2В начале лета 1944 года большинство повстанцев окончательно убедились, что второго пришествия Советов избежать не удастся, и стали собираться за рубеж. Андрей Клименко, перед глазами которого еженощно вставали картины голодомора, как мог, агитировал Наталью идти с ним, но та не соглашалась: в бою за мост ее отец – Петр Михайлович – получил тяжелое ранение в грудь и теперь лежал в полуразрушенном артобстрелом бараке, периодически харкая кровью. Лечивший воинов УПА старый еврей Хаим прописал ему жесточайший постельный режим и даже выделил из своих запасов бутылку чистейшего медицинского спирта, на основе которого Наташа постоянно готовила травяную настойку и компрессы.
В такой ситуации об ее уходе не могло быть и речи.
Андрей ждал-ждал, ждал-ждал, но в итоге не выдержал, разругался с любимой, плюнул на все и 1 июля ушел на запад со всей семьей своего дяди. Как раз вовремя – 6-го советские войска овладели Ковелем!
А 30 июня, неподалеку от лесной базы состоялся его последний разговор с братом.
– Слава Украине! – привычно поздоровался Андрей, заметив в темноте приближающуюся знакомую фигуру.
– Добрый вечер!
– Надо отвечать: «Героям слава!»
– Эх, Андрейчик, Андрейчик… Помнишь, как называла тебя мама?
– Ну!
– Оставь при себе тупые лозунги. За годы войны они мне уже вот где, – Алексей красноречиво провел ладонью по горлу. – В последний раз прошу: не уходи! Ты у меня единственный родной человек на всей земле…
– Думаешь, если я останусь, мы будем вместе?
– А то как же?! Уедем на родину, найдем себе жен, они нарожают нам детишек.
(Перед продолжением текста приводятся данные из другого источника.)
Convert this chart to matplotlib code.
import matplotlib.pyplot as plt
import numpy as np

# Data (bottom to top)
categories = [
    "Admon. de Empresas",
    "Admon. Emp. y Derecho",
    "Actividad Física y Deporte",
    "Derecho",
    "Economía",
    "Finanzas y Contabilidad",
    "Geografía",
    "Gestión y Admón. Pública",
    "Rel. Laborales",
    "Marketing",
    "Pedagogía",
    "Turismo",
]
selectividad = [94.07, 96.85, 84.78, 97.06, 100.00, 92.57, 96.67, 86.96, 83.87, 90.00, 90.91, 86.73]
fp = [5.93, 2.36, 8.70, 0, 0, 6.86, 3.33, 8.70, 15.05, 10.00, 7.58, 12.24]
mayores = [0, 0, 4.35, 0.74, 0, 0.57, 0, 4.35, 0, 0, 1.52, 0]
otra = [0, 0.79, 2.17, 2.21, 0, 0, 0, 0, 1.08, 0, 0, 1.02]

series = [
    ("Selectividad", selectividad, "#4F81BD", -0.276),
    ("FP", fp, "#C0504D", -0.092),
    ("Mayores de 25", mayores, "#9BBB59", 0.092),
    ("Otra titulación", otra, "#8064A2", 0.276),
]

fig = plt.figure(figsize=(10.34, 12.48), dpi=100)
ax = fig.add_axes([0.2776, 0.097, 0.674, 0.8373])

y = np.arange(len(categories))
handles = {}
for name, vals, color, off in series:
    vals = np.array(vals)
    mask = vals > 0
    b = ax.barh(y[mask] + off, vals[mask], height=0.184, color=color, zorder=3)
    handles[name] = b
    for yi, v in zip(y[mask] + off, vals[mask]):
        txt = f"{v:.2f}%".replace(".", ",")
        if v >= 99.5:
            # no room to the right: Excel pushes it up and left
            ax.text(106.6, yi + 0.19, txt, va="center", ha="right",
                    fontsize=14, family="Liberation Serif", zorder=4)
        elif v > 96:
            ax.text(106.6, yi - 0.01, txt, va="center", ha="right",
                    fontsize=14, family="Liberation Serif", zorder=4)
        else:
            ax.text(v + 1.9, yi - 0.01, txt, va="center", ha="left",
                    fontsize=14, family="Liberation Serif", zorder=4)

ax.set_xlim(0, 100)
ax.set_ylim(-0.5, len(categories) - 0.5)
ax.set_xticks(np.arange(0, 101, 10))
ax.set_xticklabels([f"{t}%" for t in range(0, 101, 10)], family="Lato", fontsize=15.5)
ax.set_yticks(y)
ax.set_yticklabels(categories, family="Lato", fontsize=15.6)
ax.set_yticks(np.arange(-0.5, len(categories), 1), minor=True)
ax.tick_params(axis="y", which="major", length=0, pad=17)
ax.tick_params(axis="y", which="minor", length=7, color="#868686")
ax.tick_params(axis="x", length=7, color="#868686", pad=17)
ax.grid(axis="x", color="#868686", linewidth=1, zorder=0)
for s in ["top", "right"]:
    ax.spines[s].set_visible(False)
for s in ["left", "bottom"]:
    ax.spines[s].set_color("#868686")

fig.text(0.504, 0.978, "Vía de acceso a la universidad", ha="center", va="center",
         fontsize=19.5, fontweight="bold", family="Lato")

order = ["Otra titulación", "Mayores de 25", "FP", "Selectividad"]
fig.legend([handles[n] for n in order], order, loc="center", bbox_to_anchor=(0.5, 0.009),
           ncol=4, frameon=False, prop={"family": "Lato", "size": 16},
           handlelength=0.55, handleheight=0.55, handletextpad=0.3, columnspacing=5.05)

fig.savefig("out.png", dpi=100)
– Никто мне, кроме Натахи, не нужен!
– Вот и хорошо. Заберем с собой ее, Петра Михайловича… Будем жить счастливо и долго!
– Как бы не так! Слыхал, что в освобожденных селах творится?
– Нет.
– Всех, кто принимал участие в партизанке, отправляют либо на Колыму, либо в штрафбат!
– Да откуда же они знают, кто принимал, а кто нет?
– Наших людей хлебом не корми – дай заложить соседа… Говорят, возле некоторых особых отделов – очереди стоят!
– Не верю!
– Наивный ты, Леха… Советская контрразведка – лучшая в мире. У нее в каждом селе агентов – целый вагон. Жиды, коммуняки… Как только сюда придут краснопузые, меня сразу загребут. И – в пекло, до первой крови, ибо в Сибирь я не поеду – больно крепко батькивщину люблю! Тебе, кстати, советую уйти с нами. Сам знаешь, Советы окруженцев не жалуют.
– Ничего, прорвемся!.. Ладно, давай обнимемся на останок. Кто знает, свидимся ли еще?
– Свидимся, конечно!
3Сразу после освобождения Волыни раненый Березин в сопровождении дочери добровольно явился в штаб 1-го Белорусского фронта, который расположился в селе Радошин[98].
– Я капитан Березин. Начштаба полка.
– Знаем, – полистав какие-то списки, ехидно оскалил зубы немолодой особист кавказской внешности. – Только не капитан, а старший лейтенант. И не начальник штаба, а командир штрафной роты.